Regular diminutives are formed with an infixed i, optionally with a feminine ending added. In Dellys, nouns normally form them either by simple infixation or (for three-letter roots) infixation with an added y after the infix, but adjectives add an extra consonant after the i - either a copy of the second root consonant (eg kħiħəl كحيحل "a little black", from kħəl كحل "black"), or a w (ṣġiwəṛ صغيور "tiny" from ṣġiṛ صغير "small"). "One", unlike other numbers, agrees in gender with its referent, a property of adjectives; thus it is perhaps unsurprising to learn that it can take the adjective-style diminutive wħiħda "a little one."

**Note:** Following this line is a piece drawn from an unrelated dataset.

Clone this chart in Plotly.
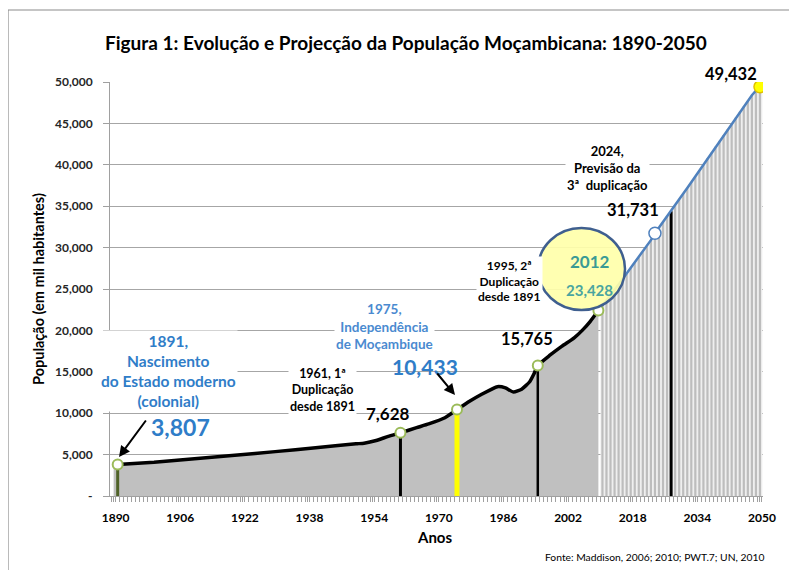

The English "substrate" in my Darja shows through most clearly, I suspect, in noun agreement. Gender for inanimate objects has always given me trouble; the gender of a noun is almost always obvious from its form, yet if I don't concentrate I still tend to revert to some kind of default gender when the noun in question is unmentioned or is in a different sentence. Number is a lot easier; but even there there are a few points I need to focus on. For one thing, I tend to give words like səṛwal سروال "trousers", which take plural agreement in English, plural agreement when they should be singular. (I am not alone in this kind of error; talking to a friend born and raised in a largely Kabyle area of the Casbah in Algiers, I heard that in his neighbourhood they consistently say things like əlma bardin الما باردين "The water is cold (pl.)", because "water", aman, happens to take plural agreement in Kabyle.) But there is a large class of nouns in Arabic in general where the unmarked form is essentially a mass noun but is used in most contexts where English speakers use plurals, and the singular (or rather the singulative) is formed from it by adding a feminine marker. For example, if you want to say "I bought some figs today", or "I made some fig jelly", or "I see a fig tree", for any of these you would use the unmarked bəxsis بخسيس "figs"; for "I ate a fig" or "This fig is tasty", you would add the feminine ending to get bəxsisa بخسيسة; if you said something like "There are three figs on the table", where the figs are individuated but there's more than one of them, you would pluralise the singulative (feminine) form and say bəxsisat بخسيسات. So in most contexts, the English plural "figs" gets rendered by the mass noun bəxsis. The difficulty that arises is that, as a result, I tend to think of words like bəxsis as plural, and give them plural agreement, when in fact I should be giving them singular agreement like any other mass noun.